O texto era sobre as "chaves da felicidade". Não vou dizer que as detenho, longe disso. Mas a revista dizia que devemos propor a nós mesmos, de tempos em tempos, objetivos claros e relativamente fáceis de cumprir.

Que seja a pintura de uma cerca, a confecção de um pudim, a economia de R$ 500 no fim do mês. Não importa. A felicidade está, creio, em manter-se ativo.

O escritor Aldous Huxley dizia que não há como alcançá-la diretamente. Trata-se de um subproduto, de um efeito colateral, como o suor depois de um exercício.

Tenho muitas frustrações crônicas. A fluência no inglês, por exemplo, é um velho fantasma em meu castelo mal cuidado. Um dos grandes prazeres da terceira idade (volto à autoajuda) é finalmente dedicar-se a coisas assim.

Frequentei por alguns anos, portanto, um curso de conversação. Será que melhorei? Ainda que tenha melhorado, já devo ter regredido ao ponto inicial, porque abandonei o curso há uns cinco anos.

Esforço inútil, então? Ao contrário. O problema de falar inglês direito deixou de ser problema. Meus colegas tinham tantas dificuldades quanto eu. Fala-se e pronto! Não tive mais o sentimento da impotência, e isso é mais importante do que atingir a perfeição.

Para o inglês, bem ou mal, eu tinha facilidade. Mas a música... Quanta inveja dos que naturalmente se dão bem nisso, como se acordes e colcheias fossem seu idioma natal! É um talento mais misterioso, mais físico, mais inexplicável do que a capacidade para o desenho ou para a matemática.

A matemática, queiramos ou não, é um subcapítulo da inteligência. O desenho diz respeito à qualidade da visão, mais bem distribuída do que a do ouvido. Como competir com os raros privilegiados que contam com o chamado ouvido absoluto, capaz de identificar na hora todas as notas de um acorde complicadíssimo? É como se, em música, a maioria da humanidade fosse daltônica.

Coragem, rapaz! Coragem! Meu problema nessa área nem era tanto a desafinação, mas o ritmo. Sou incapaz de bater palmas no tempo dos outros; é como se a batida não fizesse sentido para mim. Numa valsa, ouço só a melodia. O filme "Whiplash" me fascinou pela arbitrariedade do "certo" e do "errado" nos esforços de um baterista de jazz.

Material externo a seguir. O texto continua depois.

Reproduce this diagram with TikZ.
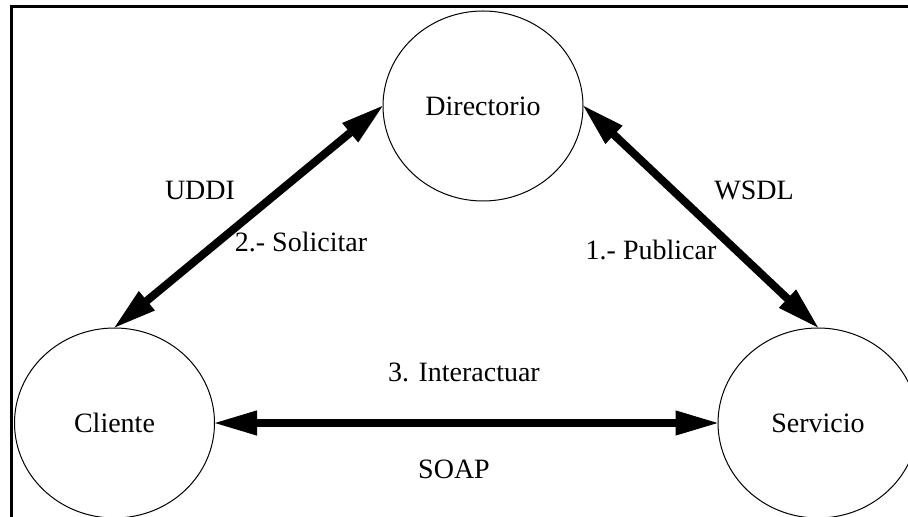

Resolvi interromper esse tipo de queixas e depreciações a respeito de mim mesmo. A cada mau momento da vida, entreguei-me ao piano, na punição de exercícios técnicos idiotas, que como o subproduto de Huxley teriam o condão de me deixar feliz ao serem superados.

Faltava quem me cobrasse alguma exatidão. Para minha surpresa, depois de algumas poucas aulas particulares, conformei-me às leis do metrônomo. Um, dois, um dois: o tique-taque invariável da maquininha, a que nunca prestei atenção, e de que sempre tive medo, tornou-se audível, como um "terceiro ouvido" a reger minha mão direita e minha mão esquerda.
Bato cabeça nos exercícios intermediários. Não os de ritmo, imagine. Os de mera afinação. Antes dos 80 anos, garanto, serei um concertista.